§ **Task**
All the data should be repeated exactly. Any image in it is left out.

§ **Information supplied**
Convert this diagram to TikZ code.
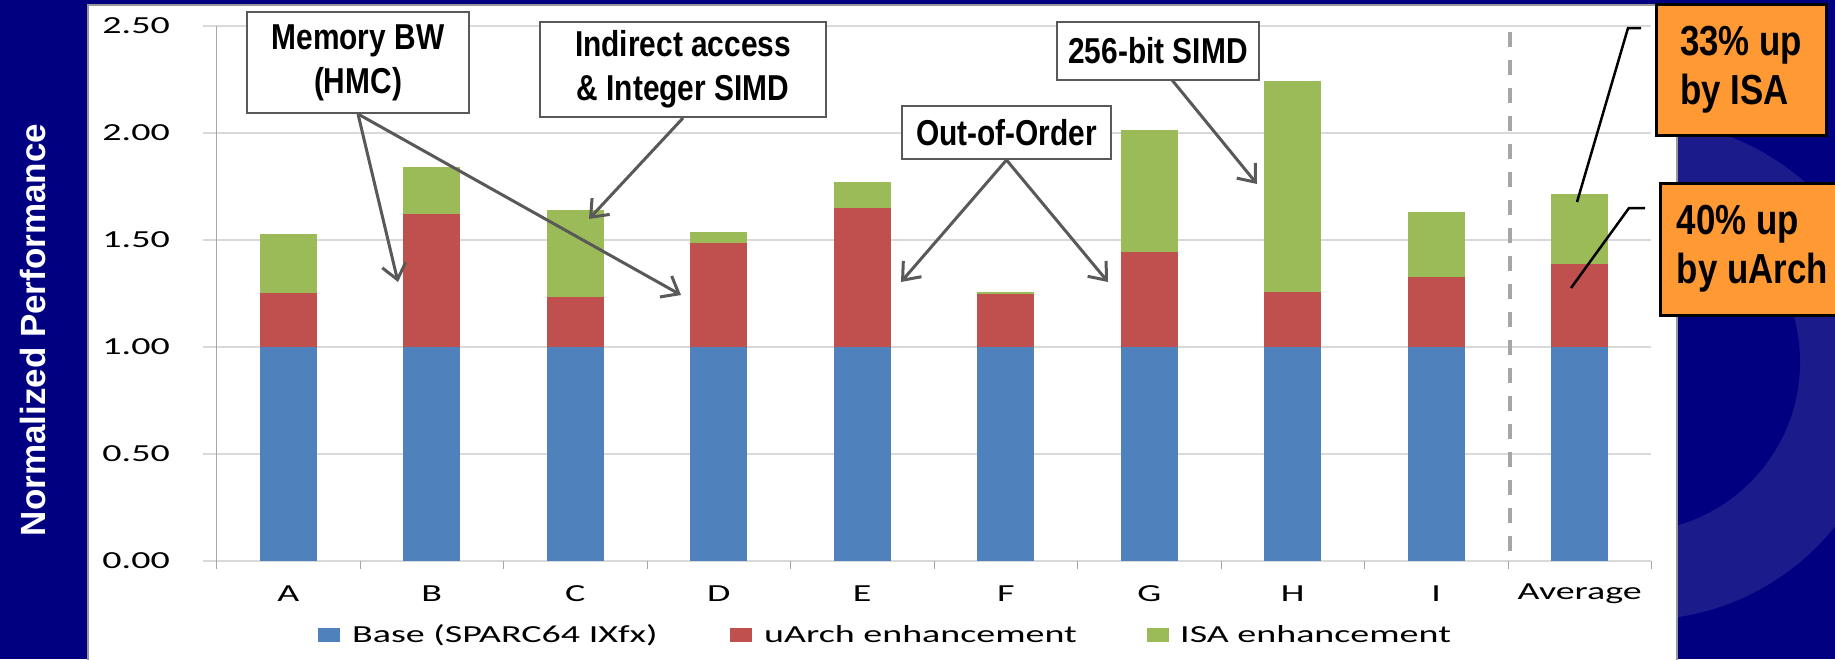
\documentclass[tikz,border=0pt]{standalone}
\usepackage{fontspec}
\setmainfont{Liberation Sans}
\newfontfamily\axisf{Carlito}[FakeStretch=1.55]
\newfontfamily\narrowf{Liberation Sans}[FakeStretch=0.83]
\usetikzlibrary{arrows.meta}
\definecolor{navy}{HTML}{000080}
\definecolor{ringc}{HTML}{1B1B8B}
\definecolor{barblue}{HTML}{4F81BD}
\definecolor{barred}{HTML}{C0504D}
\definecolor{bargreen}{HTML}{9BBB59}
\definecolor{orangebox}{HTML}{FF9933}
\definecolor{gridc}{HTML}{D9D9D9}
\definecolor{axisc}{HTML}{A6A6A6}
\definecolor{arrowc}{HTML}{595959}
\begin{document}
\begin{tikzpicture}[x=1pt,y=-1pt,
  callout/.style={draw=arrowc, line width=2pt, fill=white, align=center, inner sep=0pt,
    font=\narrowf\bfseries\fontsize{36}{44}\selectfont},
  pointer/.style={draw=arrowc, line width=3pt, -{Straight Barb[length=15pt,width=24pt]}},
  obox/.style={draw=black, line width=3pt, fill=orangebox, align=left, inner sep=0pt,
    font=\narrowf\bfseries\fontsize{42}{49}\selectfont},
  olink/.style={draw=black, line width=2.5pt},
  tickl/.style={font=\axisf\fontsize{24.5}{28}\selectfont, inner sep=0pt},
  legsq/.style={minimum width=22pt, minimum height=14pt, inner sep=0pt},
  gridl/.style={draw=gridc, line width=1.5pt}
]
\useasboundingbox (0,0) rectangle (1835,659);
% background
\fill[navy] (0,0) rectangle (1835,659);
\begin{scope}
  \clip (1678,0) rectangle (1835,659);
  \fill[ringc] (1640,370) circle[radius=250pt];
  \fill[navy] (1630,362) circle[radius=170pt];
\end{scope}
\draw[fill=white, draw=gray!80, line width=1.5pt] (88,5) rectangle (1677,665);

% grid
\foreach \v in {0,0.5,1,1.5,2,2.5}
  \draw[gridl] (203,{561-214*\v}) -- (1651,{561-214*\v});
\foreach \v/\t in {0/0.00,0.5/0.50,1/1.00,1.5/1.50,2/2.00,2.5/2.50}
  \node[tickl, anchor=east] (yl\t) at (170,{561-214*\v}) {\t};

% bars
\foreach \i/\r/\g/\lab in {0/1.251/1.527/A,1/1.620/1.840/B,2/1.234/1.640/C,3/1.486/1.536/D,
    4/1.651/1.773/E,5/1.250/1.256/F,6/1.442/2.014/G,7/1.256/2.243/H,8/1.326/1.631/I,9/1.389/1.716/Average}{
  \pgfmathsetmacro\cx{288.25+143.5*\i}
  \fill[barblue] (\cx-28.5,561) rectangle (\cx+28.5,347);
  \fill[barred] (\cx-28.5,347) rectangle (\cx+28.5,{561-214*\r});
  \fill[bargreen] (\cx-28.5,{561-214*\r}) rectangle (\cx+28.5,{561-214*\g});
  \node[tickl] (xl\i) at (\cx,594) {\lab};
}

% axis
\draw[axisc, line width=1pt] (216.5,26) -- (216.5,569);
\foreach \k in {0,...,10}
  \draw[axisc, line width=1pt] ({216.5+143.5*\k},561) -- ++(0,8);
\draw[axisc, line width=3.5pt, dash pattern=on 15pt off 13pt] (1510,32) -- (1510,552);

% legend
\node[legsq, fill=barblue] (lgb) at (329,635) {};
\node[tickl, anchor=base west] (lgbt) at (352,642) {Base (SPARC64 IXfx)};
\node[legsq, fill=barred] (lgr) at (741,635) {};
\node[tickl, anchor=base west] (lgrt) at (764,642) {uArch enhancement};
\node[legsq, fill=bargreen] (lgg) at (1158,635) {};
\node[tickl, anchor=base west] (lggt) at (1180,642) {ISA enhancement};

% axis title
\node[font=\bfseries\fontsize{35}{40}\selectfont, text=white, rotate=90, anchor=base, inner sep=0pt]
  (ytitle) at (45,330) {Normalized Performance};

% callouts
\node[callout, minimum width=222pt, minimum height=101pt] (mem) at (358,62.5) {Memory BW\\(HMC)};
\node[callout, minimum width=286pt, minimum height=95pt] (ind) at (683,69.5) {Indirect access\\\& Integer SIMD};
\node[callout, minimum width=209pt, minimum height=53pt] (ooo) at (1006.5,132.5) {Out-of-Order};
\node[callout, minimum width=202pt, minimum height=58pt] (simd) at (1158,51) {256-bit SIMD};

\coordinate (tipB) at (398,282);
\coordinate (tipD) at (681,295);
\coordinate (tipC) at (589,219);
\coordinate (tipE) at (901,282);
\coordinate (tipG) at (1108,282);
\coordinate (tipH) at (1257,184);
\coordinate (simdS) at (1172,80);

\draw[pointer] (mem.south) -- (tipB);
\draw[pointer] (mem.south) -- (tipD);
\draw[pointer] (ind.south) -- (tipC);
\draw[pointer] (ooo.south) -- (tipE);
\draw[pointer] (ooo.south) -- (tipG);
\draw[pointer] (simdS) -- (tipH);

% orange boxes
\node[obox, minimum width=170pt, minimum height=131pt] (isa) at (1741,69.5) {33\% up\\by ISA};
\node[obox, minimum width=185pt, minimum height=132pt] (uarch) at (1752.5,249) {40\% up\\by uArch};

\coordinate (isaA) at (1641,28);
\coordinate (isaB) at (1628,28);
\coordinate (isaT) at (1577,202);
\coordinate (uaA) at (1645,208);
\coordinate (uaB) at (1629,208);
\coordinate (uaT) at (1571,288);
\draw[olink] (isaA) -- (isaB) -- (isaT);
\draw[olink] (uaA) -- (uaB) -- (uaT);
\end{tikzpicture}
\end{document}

§ **Written answer**
Convert this diagram to TikZ code.
\documentclass[tikz,border=0pt]{standalone}
\usepackage{fontspec}
\setmainfont{Liberation Sans}
\newfontfamily\axisf{Carlito}[FakeStretch=1.55]
\newfontfamily\narrowf{Liberation Sans}[FakeStretch=0.83]
\usetikzlibrary{arrows.meta}
\definecolor{navy}{HTML}{000080}
\definecolor{ringc}{HTML}{1B1B8B}
\definecolor{barblue}{HTML}{4F81BD}
\definecolor{barred}{HTML}{C0504D}
\definecolor{bargreen}{HTML}{9BBB59}
\definecolor{orangebox}{HTML}{FF9933}
\definecolor{gridc}{HTML}{D9D9D9}
\definecolor{axisc}{HTML}{A6A6A6}
\definecolor{arrowc}{HTML}{595959}
\begin{document}
\begin{tikzpicture}[x=1pt,y=-1pt,
  callout/.style={draw=arrowc, line width=2pt, fill=white, align=center, inner sep=0pt,
    font=\narrowf\bfseries\fontsize{36}{44}\selectfont},
  pointer/.style={draw=arrowc, line width=3pt, -{Straight Barb[length=15pt,width=24pt]}},
  obox/.style={draw=black, line width=3pt, fill=orangebox, align=left, inner sep=0pt,
    font=\narrowf\bfseries\fontsize{42}{49}\selectfont},
  olink/.style={draw=black, line width=2.5pt},
  tickl/.style={font=\axisf\fontsize{24.5}{28}\selectfont, inner sep=0pt},
  legsq/.style={minimum width=22pt, minimum height=14pt, inner sep=0pt},
  gridl/.style={draw=gridc, line width=1.5pt}
]
\useasboundingbox (0,0) rectangle (1835,659);
% background
\fill[navy] (0,0) rectangle (1835,659);
\begin{scope}
  \clip (1678,0) rectangle (1835,659);
  \fill[ringc] (1640,370) circle[radius=250pt];
  \fill[navy] (1630,362) circle[radius=170pt];
\end{scope}
\draw[fill=white, draw=gray!80, line width=1.5pt] (88,5) rectangle (1677,665);

% grid
\foreach \v in {0,0.5,1,1.5,2,2.5}
  \draw[gridl] (203,{561-214*\v}) -- (1651,{561-214*\v});
\foreach \v/\t in {0/0.00,0.5/0.50,1/1.00,1.5/1.50,2/2.00,2.5/2.50}
  \node[tickl, anchor=east] (yl\t) at (170,{561-214*\v}) {\t};

% bars
\foreach \i/\r/\g/\lab in {0/1.251/1.527/A,1/1.620/1.840/B,2/1.234/1.640/C,3/1.486/1.536/D,
    4/1.651/1.773/E,5/1.250/1.256/F,6/1.442/2.014/G,7/1.256/2.243/H,8/1.326/1.631/I,9/1.389/1.716/Average}{
  \pgfmathsetmacro\cx{288.25+143.5*\i}
  \fill[barblue] (\cx-28.5,561) rectangle (\cx+28.5,347);
  \fill[barred] (\cx-28.5,347) rectangle (\cx+28.5,{561-214*\r});
  \fill[bargreen] (\cx-28.5,{561-214*\r}) rectangle (\cx+28.5,{561-214*\g});
  \node[tickl] (xl\i) at (\cx,594) {\lab};
}

% axis
\draw[axisc, line width=1pt] (216.5,26) -- (216.5,569);
\foreach \k in {0,...,10}
  \draw[axisc, line width=1pt] ({216.5+143.5*\k},561) -- ++(0,8);
\draw[axisc, line width=3.5pt, dash pattern=on 15pt off 13pt] (1510,32) -- (1510,552);

% legend
\node[legsq, fill=barblue] (lgb) at (329,635) {};
\node[tickl, anchor=base west] (lgbt) at (352,642) {Base (SPARC64 IXfx)};
\node[legsq, fill=barred] (lgr) at (741,635) {};
\node[tickl, anchor=base west] (lgrt) at (764,642) {uArch enhancement};
\node[legsq, fill=bargreen] (lgg) at (1158,635) {};
\node[tickl, anchor=base west] (lggt) at (1180,642) {ISA enhancement};

% axis title
\node[font=\bfseries\fontsize{35}{40}\selectfont, text=white, rotate=90, anchor=base, inner sep=0pt]
  (ytitle) at (45,330) {Normalized Performance};

% callouts
\node[callout, minimum width=222pt, minimum height=101pt] (mem) at (358,62.5) {Memory BW\\(HMC)};
\node[callout, minimum width=286pt, minimum height=95pt] (ind) at (683,69.5) {Indirect access\\\& Integer SIMD};
\node[callout, minimum width=209pt, minimum height=53pt] (ooo) at (1006.5,132.5) {Out-of-Order};
\node[callout, minimum width=202pt, minimum height=58pt] (simd) at (1158,51) {256-bit SIMD};

\coordinate (tipB) at (398,282);
\coordinate (tipD) at (681,295);
\coordinate (tipC) at (589,219);
\coordinate (tipE) at (901,282);
\coordinate (tipG) at (1108,282);
\coordinate (tipH) at (1257,184);
\coordinate (simdS) at (1172,80);

\draw[pointer] (mem.south) -- (tipB);
\draw[pointer] (mem.south) -- (tipD);
\draw[pointer] (ind.south) -- (tipC);
\draw[pointer] (ooo.south) -- (tipE);
\draw[pointer] (ooo.south) -- (tipG);
\draw[pointer] (simdS) -- (tipH);

% orange boxes
\node[obox, minimum width=170pt, minimum height=131pt] (isa) at (1741,69.5) {33\% up\\by ISA};
\node[obox, minimum width=185pt, minimum height=132pt] (uarch) at (1752.5,249) {40\% up\\by uArch};

\coordinate (isaA) at (1641,28);
\coordinate (isaB) at (1628,28);
\coordinate (isaT) at (1577,202);
\coordinate (uaA) at (1645,208);
\coordinate (uaB) at (1629,208);
\coordinate (uaT) at (1571,288);
\draw[olink] (isaA) -- (isaB) -- (isaT);
\draw[olink] (uaA) -- (uaB) -- (uaT);
\end{tikzpicture}
\end{document}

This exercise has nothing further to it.